Fenwick Hall was, for a brief period of time in the 1970s, the designated black student residence hall, as most black students who attended BC—even if they were locals—did not commute. “The argument for it was that black students wanted to be with each other for moral support, but at the same time, it reminded the administration of segregation somewhat, and so the separated housing did not last long,” O’Toole said. In a Heights article from April 18, 1977, Daryl Logan confirms, “Fenwick Hall, located on the upper campus of Boston College, will become racially integrated by floor, effective next school year … in compliance with federal laws”—after seven years with a predominantly black student population, the University would implement “racially mixed habitation” within Fenwick.
The transition toward an increasingly residential BC campus fostered the development of seemingly two student bodies: the commuters and the non-commuters. “There were ways this was sort of unintentionally enforced,” O’Toole said. “Residents—who had meal plans—ate in Mac, and commuters ate in Lyons.”
A Heights issue from Oct. 26, 1970 gives testimony to this, as an article on the Black Student Organization discusses its hopes for heightened presence on campus. “This year the Black Student Organization … feel that they no longer should have to go off campus for all social activities, and as Newton is definitely still socially geared for the upper-middle class white student, the black students feel that they should not be solely subjected to the traditional activities,” the article said. “In the 1970s there were even a few stay-ins in Gasson and the Botolph House,” O’Toole said. “Black students were lobbying for an increased percentage of minorities on campus, for greater representation, etc.”
Gradually, the Black Talent Program became a student-run organization, until 1975, when then-University President Rev.

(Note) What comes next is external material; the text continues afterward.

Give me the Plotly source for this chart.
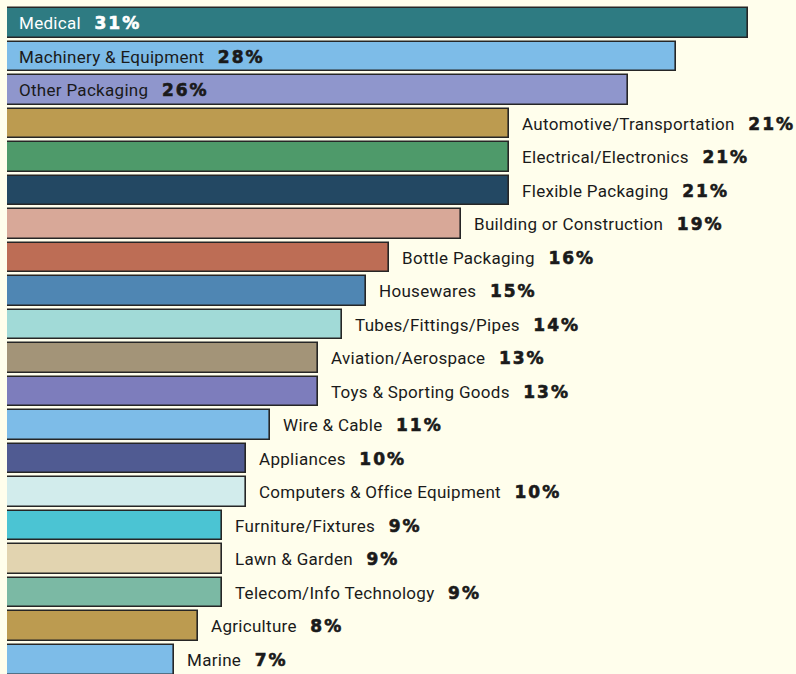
import plotly.graph_objects as go

categories = [
    'Medical', 'Machinery & Equipment', 'Other Packaging', 'Automotive/Transportation',
    'Electrical/Electronics', 'Flexible Packaging', 'Building or Construction',
    'Bottle Packaging', 'Housewares', 'Tubes/Fittings/Pipes', 'Aviation/Aerospace',
    'Toys & Sporting Goods', 'Wire & Cable', 'Appliances', 'Computers & Office Equipment',
    'Furniture/Fixtures', 'Lawn & Garden', 'Telecom/Info Technology', 'Agriculture', 'Marine',
]
shares = [31, 28, 26, 21, 21, 21, 19, 16, 15, 14, 13, 13, 11, 10, 10, 9, 9, 9, 8, 7]
bar_colors = [
    '#2E7B82', '#7DBCE8', '#8F96CC', '#BC9B50', '#4E9A6A', '#234863', '#D8A898',
    '#BD6D55', '#4F86B3', '#A1DAD7', '#A39478', '#7D7DBC', '#7DBCE8', '#505B92',
    '#D2ECEC', '#4BC4D3', '#E2D4B0', '#7BB9A4', '#BC9B50', '#7DBCE8',
]
inside_count = 3  # first bars carry their label inside

label_style = 'letter-spacing:0.3px'
pct_style = ('font-family:DejaVu Sans;font-weight:bold;font-size:17px;'
             'letter-spacing:2px;stroke-width:0.6px;stroke:{c}')

rows = list(range(len(categories)))

fig = go.Figure()
fig.add_trace(go.Bar(
    x=shares, y=rows, orientation='h', width=0.89,
    marker=dict(color=bar_colors, line=dict(color='#262626', width=1.6)),
    hoverinfo='skip', showlegend=False,
))

for i, (cat, v) in enumerate(zip(categories, shares)):
    inside = i < inside_count
    color = 'white' if i == 0 else '#1a1a1a'
    txt = (f"<span style='{label_style}'>{cat}\u00a0\u00a0\u00a0</span>"
           f"<span style='{pct_style.format(c=color)}'>{v}%</span>")
    fig.add_annotation(
        x=0 if inside else v, y=i, xref='x', yref='y',
        text=txt, showarrow=False, xanchor='left', yanchor='middle',
        xshift=10 if inside else 11,
        font=dict(family='Roboto, Liberation Sans, Arial', size=17, color=color),
    )

fig.update_layout(
    width=796, height=674,
    margin=dict(l=7, r=0, t=0, b=0),
    paper_bgcolor='#FFFEEC', plot_bgcolor='#FFFEEC',
    bargap=0,
    xaxis=dict(range=[0, 33.01], visible=False, fixedrange=True),
    yaxis=dict(range=[19.43, -0.687], visible=False, fixedrange=True),
)

fig.write_html('out.html', config={'displayModeBar': False},
               post_script="document.body.style.margin='0';")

Donald Monan, S.J. launched a study of minority education at BC program, which effectively replaced the Black Talent Program with the appointment of a full-time minority counselor.
In 1979, with encouragement from a BC student group led by Alfred Feliciano, BC ’81, and Valerie Lewis, BC ’79, the Board of Trustees approved the Minority Student Programs’ name change to the “Office of AHANA (African American, Hispanic, Asian-American, and Native-American) Student Programs (OASP).” From 1979 to 2005, OASP flourished under Donald Brown, who established hallmark programs such as the Benjamin Elijah Mays Mentoring Program and Options through Education (OTE). In July 2009, OASP partnered with student groups to celebrate the 30th anniversary of the AHANA acronym through the Reconnect alumni gathering. As of September 2014, the undergraduate population of BC includes 32 percent AHANA students.
Due to the recent deaths of Trayvon Martin, Michael Brown, and Eric Garner, students at BC staged a “Die-In” in the newly refurbished St. Mary’s Chapel on Dec. 9, 2014—an event reminiscent of the stay-ins staged by black students in the 1970s and 1980s. With chants and slogans such as “I Can’t Breathe” and “Black Lives Matter,” many BC students protested police brutality and what they considered an inadequate response from the University to the killing of unarmed black men in Missouri and New York.
The protesters were initially issued notice of potential disciplinary sanctions. The event has since started a semester-long initiative, spearheaded by the Jesuit Institute, opening new dialogues on race at BC and giving faculty and students an opportunity to again reexamine the face of the University.